Maternity hospital chiefs warn of 'unique exodus' of doctors and midwives
Ireland is now training the best doctors in the world for export overseas, two of the country's top maternity chiefs have said.
Masters at both the Rotunda and Coombe hospitals in Dublin warned of a "unique exodus" of medics, who for the first time in living memory have no intention of coming home.
A "pigeon homing" mechanism inside generations of Irish doctors moving abroad to get experience has been "switched off" along with any desire to repay the system that trained them, a parliamentary watchdog heard.
Sam Coulter-Smith, master of the Rotunda Hospital in the capital's northside, said: "We have some of the best doctors in the world coming out of Ireland, but unfortunately they are not coming back anymore."
Sharon Sheehan, master of the Coombe on the city's southside, added: "We are now training to export and we need to ask ourselves why is that."
The senior medics, who head two of the country's largest and busiest maternity hospitals, were appearing before the Oireachtas joint committee on Health and Children about the state of the nation's child-birth services.
Dr Coulter-Smith said Ireland has the highest birth rate in Europe yet the third lowest number of consultant obstetricians among leading western countries.
Despite 10 years of official reports urging more consultants, funding has been cut back under austerity measures while an "exodus" of doctors and midwives to more attractive packages overseas continues, he told the hearing.
Health chiefs have to rely on temporary locum and agency staff to cope with the work-load.
"This drives costs up and quality down and is no way to run our health service," he added.
Dr Coulter-Smith said it wasn't just better pay luring medics away from Ireland.
"It boils down to the packages that we can offer, the facilities to come back to, the infrastructure, the staffing levels, the funding and the possibilities of performing the world-class research that we can do in Ireland," he said.
"But we can't do this currently because we are not getting the people back to do it."
Dr Sheehan said like many medics, including her Rotunda counterpart, she trained abroad, but a strong trend among Irish exiles in wanting to return home has now bucked.

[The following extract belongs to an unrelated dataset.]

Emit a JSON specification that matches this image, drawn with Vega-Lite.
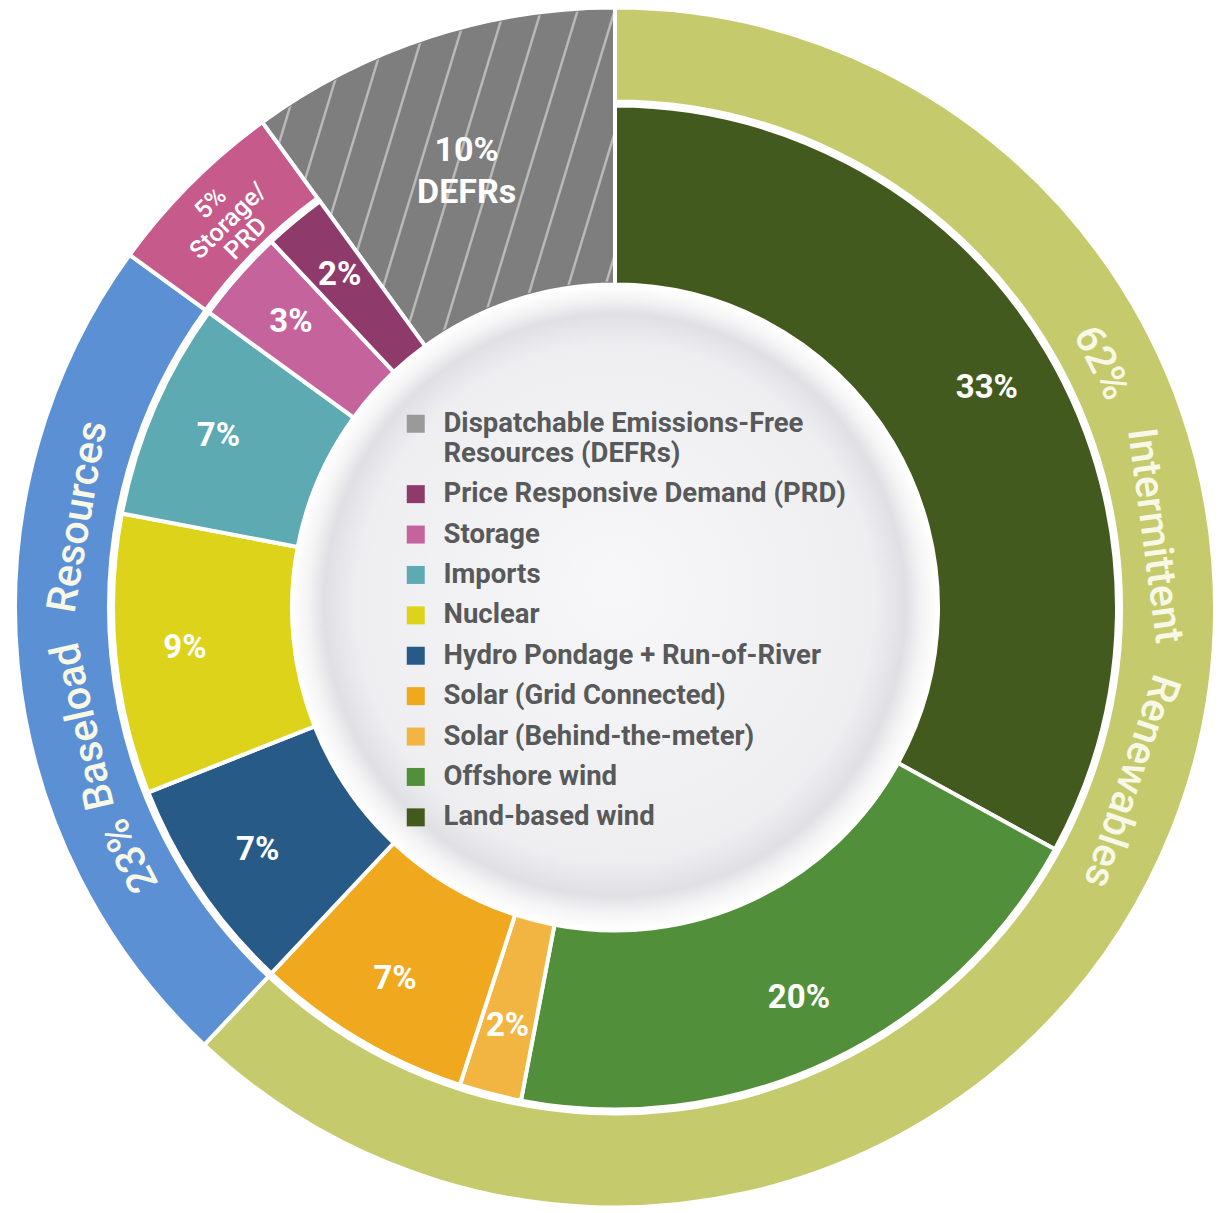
{
  "$schema": "https://vega.github.io/schema/vega-lite/v6.json",
  "width": 1222,
  "height": 1213,
  "autosize": {"type": "fit", "contains": "padding"},
  "padding": {"left": 8, "top": 2, "right": 0, "bottom": 0},
  "background": "#ffffff",
  "config": {"view": {"stroke": null}, "style": {"guide-label": {"lineHeight": 30}}},
  "datasets": {
    "disk": [{"v": 100}],
    "inner": [
      {"ord": 1, "cat": "Land-based wind", "value": 33, "lab": "33%"},
      {"ord": 2, "cat": "Offshore wind", "value": 20, "lab": "20%"},
      {"ord": 3, "cat": "Solar (Behind-the-meter)", "value": 2, "lab": "2%"},
      {"ord": 4, "cat": "Solar (Grid Connected)", "value": 7, "lab": "7%"},
      {"ord": 5, "cat": "Hydro Pondage + Run-of-River", "value": 7, "lab": "7%"},
      {"ord": 6, "cat": "Nuclear", "value": 9, "lab": "9%"},
      {"ord": 7, "cat": "Imports", "value": 7, "lab": "7%"},
      {"ord": 8, "cat": "Storage", "value": 3, "lab": "3%"},
      {"ord": 9, "cat": "Price Responsive Demand (PRD)", "value": 2, "lab": "2%"},
      {"ord": 10, "cat": "Dispatchable Emissions-Free Resources (DEFRs)", "value": 10, "lab": ""}
    ],
    "outer": [
      {"ord": 1, "group": "Intermittent Renewables", "value": 62, "slab": "", "dlab": ""},
      {"ord": 2, "group": "Baseload Resources", "value": 23, "slab": "", "dlab": ""},
      {"ord": 3, "group": "Storage/PRD", "value": 5, "slab": "5%\nStorage/\nPRD", "dlab": ""},
      {"ord": 4, "group": "DEFRs", "value": 10, "slab": "", "dlab": "10%\nDEFRs"}
    ],
    "words": [
      {"k": 0, "w": "62%"},
      {"k": 1, "w": "Intermittent"},
      {"k": 2, "w": "Renewables"},
      {"k": 3, "w": "23%"},
      {"k": 4, "w": "Baseload"},
      {"k": 5, "w": "Resources"}
    ]
  },
  "layer": [
    {
      "data": {"name": "disk"},
      "mark": {
        "type": "arc", "radius": 323, "radius2": 0,
        "fill": {"gradient": "radial", "x1": 0.5, "y1": 0.46, "r1": 0, "x2": 0.5, "y2": 0.5, "r2": 0.5,
          "stops": [
            {"offset": 0, "color": "#f7f7f9"},
            {"offset": 0.8, "color": "#eeeef1"},
            {"offset": 0.9, "color": "#e0e0e4"},
            {"offset": 0.95, "color": "#f3f3f4"},
            {"offset": 1, "color": "#ffffff"}
          ]}
      },
      "encoding": {
        "theta": {"field": "v", "type": "quantitative", "stack": true, "scale": {"domain": [0, 100]}}
      }
    },
    {
      "data": {"name": "outer"},
      "transform": [{"filter": "datum.group != 'DEFRs'"}],
      "mark": {"type": "arc", "radius": 600, "radius2": 506, "stroke": "#ffffff", "strokeWidth": 4},
      "encoding": {
        "theta": {"field": "value", "type": "quantitative", "stack": true, "scale": {"domain": [0, 100]}},
        "order": {"field": "ord", "type": "quantitative"},
        "color": {"field": "group", "type": "nominal", "legend": null,
          "scale": {"domain": ["Intermittent Renewables", "Baseload Resources", "Storage/PRD"], "range": ["#c5cb6d", "#5b90d5", "#c55a8b"]}}
      }
    },
    {
      "data": {"name": "outer"},
      "transform": [
        {"stack": "value", "groupby": [], "sort": [{"field": "ord", "order": "ascending"}], "as": ["s0", "s1"]},
        {"filter": "datum.group == 'DEFRs'"}
      ],
      "mark": {"type": "arc", "radius": 600, "radius2": 323, "stroke": "#ffffff", "strokeWidth": 4, "fill": "#7e7e7e"},
      "encoding": {
        "theta": {"field": "s0", "type": "quantitative", "stack": null, "scale": {"domain": [0, 100]}},
        "theta2": {"field": "s1"}
      }
    },
    {
      "data": {"name": "outer"},
      "transform": [
        {"stack": "value", "groupby": [], "sort": [{"field": "ord", "order": "ascending"}], "as": ["s0", "s1"]},
        {"filter": "datum.group == 'DEFRs'"}
      ],
      "mark": {
        "type": "arc", "radius": 597, "radius2": 326, "strokeWidth": 0,
        "fill": {"gradient": "linear", "x1": 0, "y1": 0, "x2": 1.189, "y2": 0.342,
          "stops": [
            {"offset": 0, "color": "rgba(255,255,255,0)"},
            {"offset": 0.036, "color": "rgba(255,255,255,0)"}, {"offset": 0.0385, "color": "rgba(235,235,235,0.55)"}, {"offset": 0.0415, "color": "rgba(235,235,235,0.55)"}, {"offset": 0.044, "color": "rgba(255,255,255,0)"},
            {"offset": 0.118, "color": "rgba(255,255,255,0)"}, {"offset": 0.1205, "color": "rgba(235,235,235,0.55)"}, {"offset": 0.1235, "color": "rgba(235,235,235,0.55)"}, {"offset": 0.126, "color": "rgba(255,255,255,0)"},
            {"offset": 0.2, "color": "rgba(255,255,255,0)"}, {"offset": 0.2025, "color": "rgba(235,235,235,0.55)"}, {"offset": 0.2055, "color": "rgba(235,235,235,0.55)"}, {"offset": 0.208, "color": "rgba(255,255,255,0)"},
            {"offset": 0.281, "color": "rgba(255,255,255,0)"}, {"offset": 0.2835, "color": "rgba(235,235,235,0.55)"}, {"offset": 0.2865, "color": "rgba(235,235,235,0.55)"}, {"offset": 0.289, "color": "rgba(255,255,255,0)"},
            {"offset": 0.363, "color": "rgba(255,255,255,0)"}, {"offset": 0.3655, "color": "rgba(235,235,235,0.55)"}, {"offset": 0.3685, "color": "rgba(235,235,235,0.55)"}, {"offset": 0.371, "color": "rgba(255,255,255,0)"},
            {"offset": 0.445, "color": "rgba(255,255,255,0)"}, {"offset": 0.4475, "color": "rgba(235,235,235,0.55)"}, {"offset": 0.4505, "color": "rgba(235,235,235,0.55)"}, {"offset": 0.453, "color": "rgba(255,255,255,0)"},
            {"offset": 0.527, "color": "rgba(255,255,255,0)"}, {"offset": 0.5295, "color": "rgba(235,235,235,0.55)"}, {"offset": 0.5325, "color": "rgba(235,235,235,0.55)"}, {"offset": 0.535, "color": "rgba(255,255,255,0)"},
            {"offset": 0.609, "color": "rgba(255,255,255,0)"}, {"offset": 0.6115, "color": "rgba(235,235,235,0.55)"}, {"offset": 0.6145, "color": "rgba(235,235,235,0.55)"}, {"offset": 0.617, "color": "rgba(255,255,255,0)"},
            {"offset": 0.69, "color": "rgba(255,255,255,0)"}, {"offset": 0.6925, "color": "rgba(235,235,235,0.55)"}, {"offset": 0.6955, "color": "rgba(235,235,235,0.55)"}, {"offset": 0.698, "color": "rgba(255,255,255,0)"},
            {"offset": 0.772, "color": "rgba(255,255,255,0)"}, {"offset": 0.7745, "color": "rgba(235,235,235,0.55)"}, {"offset": 0.7775, "color": "rgba(235,235,235,0.55)"}, {"offset": 0.78, "color": "rgba(255,255,255,0)"},
            {"offset": 0.854, "color": "rgba(255,255,255,0)"}, {"offset": 0.8565, "color": "rgba(235,235,235,0.55)"}, {"offset": 0.8595, "color": "rgba(235,235,235,0.55)"}, {"offset": 0.862, "color": "rgba(255,255,255,0)"},
            {"offset": 0.936, "color": "rgba(255,255,255,0)"}, {"offset": 0.9385, "color": "rgba(235,235,235,0.55)"}, {"offset": 0.9415, "color": "rgba(235,235,235,0.55)"}, {"offset": 0.944, "color": "rgba(255,255,255,0)"},
            {"offset": 1, "color": "rgba(255,255,255,0)"}
          ]}
      },
      "encoding": {
        "theta": {"field": "s0", "type": "quantitative", "stack": null, "scale": {"domain": [0, 100]}},
        "theta2": {"field": "s1"}
      }
    },
    {
      "data": {"name": "inner"},
      "transform": [{"filter": "datum.ord != 10"}],
      "mark": {"type": "arc", "radius": 502, "radius2": 323, "stroke": "#ffffff", "strokeWidth": 4},
      "encoding": {
        "theta": {"field": "value", "type": "quantitative", "stack": true, "scale": {"domain": [0, 100]}},
        "order": {"field": "ord", "type": "quantitative"},
        "color": {
          "field": "cat", "type": "nominal",
          "scale": {
            "domain": [
              "Dispatchable Emissions-Free Resources (DEFRs)",
              "Price Responsive Demand (PRD)",
              "Storage",
              "Imports",
              "Nuclear",
              "Hydro Pondage + Run-of-River",
              "Solar (Grid Connected)",
              "Solar (Behind-the-meter)",
              "Offshore wind",
              "Land-based wind"
            ],
            "range": ["#9a9a9a", "#8e3b6c", "#c5639d", "#5eaab2", "#ddd31a", "#285a88", "#f0a81e", "#f2b542", "#528f3a", "#435a1f"]
          },
          "legend": {
            "orient": "none", "legendX": 394, "legendY": 406, "title": null,
            "symbolType": "square", "symbolSize": 324, "symbolStrokeWidth": 0, "symbolOpacity": 1,
            "labelFont": "Roboto", "labelFontSize": 27.5, "labelFontWeight": "bold",
            "labelColor": "#58595b", "labelLimit": 0, "labelOffset": 14, "rowPadding": 11.4,
            "labelExpr": "datum.label == 'Dispatchable Emissions-Free Resources (DEFRs)' ? ['Dispatchable Emissions-Free', 'Resources (DEFRs)'] : datum.label"
          }
        }
      }
    },
    {
      "data": {"name": "inner"},
      "mark": {"type": "text", "radius": 432, "font": "Roboto", "fontSize": 33, "fontWeight": "bold", "fill": "#ffffff", "align": "center", "baseline": "middle"},
      "encoding": {
        "theta": {"field": "value", "type": "quantitative", "stack": true, "scale": {"domain": [0, 100]}},
        "order": {"field": "ord", "type": "quantitative"},
        "detail": {"field": "cat"},
        "text": {"field": "lab"}
      }
    },
    {
      "data": {"name": "outer"},
      "mark": {"type": "text", "radius": 572, "angle": 315, "font": "Roboto", "fontSize": 25, "fontWeight": 500, "lineHeight": 25, "lineBreak": "\n", "fill": "#ffffff", "align": "center", "baseline": "middle"},
      "encoding": {
        "theta": {"field": "value", "type": "quantitative", "stack": true, "scale": {"domain": [0, 100]}},
        "order": {"field": "ord", "type": "quantitative"},
        "detail": {"field": "group"},
        "text": {"field": "slab"}
      }
    },
    {
      "data": {"name": "outer"},
      "mark": {"type": "text", "radius": 480, "font": "Roboto", "fontSize": 34, "fontWeight": "bold", "lineHeight": 42, "lineBreak": "\n", "fill": "#ffffff", "align": "center", "baseline": "middle"},
      "encoding": {
        "theta": {"field": "value", "type": "quantitative", "stack": true, "scale": {"domain": [0, 100]}},
        "order": {"field": "ord", "type": "quantitative"},
        "detail": {"field": "group"},
        "text": {"field": "dlab"}
      }
    },
    {
      "data": {"name": "words"},
      "mark": {"type": "text", "radius": 544, "font": "Roboto", "fontSize": 41, "fontWeight": 500, "fill": "#f8f8e6", "align": "center", "baseline": "middle"},
      "encoding": {
        "theta": {"field": "k", "type": "quantitative", "stack": null,
          "scale": {"domain": [0, 1, 2, 3, 4, 5], "range": [1.1048, 1.4382, 1.8954, 4.2394, 4.4925, 4.88]}},
        "angle": {"field": "k", "type": "quantitative",
          "scale": {"domain": [0, 1, 2, 3, 4, 5], "range": [63.3, 82.4, 108.6, 242.9, 257.4, 279.6]}},
        "text": {"field": "w"}
      }
    }
  ],
  "resolve": {"scale": {"theta": "independent", "color": "independent"}}
}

"What is quite unique now is that many of our staff who leave to train abroad have absolutely no intention of coming back to Ireland - that is new," she told the committee.
"We always referred to ourselves as having a homing pigeon beacon, something inside our brains that always wanted us to come home.
"That seems to have been switched off in the staff that are qualifying now and training."
Dr Sheehan said she recently asked a class of obstetrics and gynaecology students at University College Dublin (UCD) for a show of hands on who saw themselves with careers back in Ireland eventually.
"Less than half of the class raised their hand. That is unique," she said.
"In my own class in UCD, all of us wanted to come back here, all of us aspired to work in Ireland and put back into the system what the system has given us in our training.
"We are now training to export and we need to ask ourselves why is that."
A recent report suggested Ireland needs another 100 consultant obstetricians to bring numbers into line relative with the UK figure. There are currently between 120 and 140.
Both top doctors stressed that maternity care and hospitals in Ireland are good compared to international standards.
Dr Coulter-Smith said services had been in the headlines over the past three years for all the wrong reasons, to a point where "the confidence of the public is severely shaken".
He criticised some "sensationalist" accounts of high-profile tragedies in recent years.
As well as dealing with record numbers against the backdrop of cutbacks, medics were also having to deal with new challenges, he said.
These included more resistant infections, more complex medical problems, as well new diseases and communication issues with a more diverse population.
Some 30% of mothers-to-be are now obese, he cited as an example.
Dr Sheehan said "poor social circumstances and homelessness" are also adding to the complexity of patient care.
The Coombe chief also hit out a lack of funding for forcing bereaved mothers or women in the middle of a miscarriage having to share rooms and wards with newborn babies and buggies.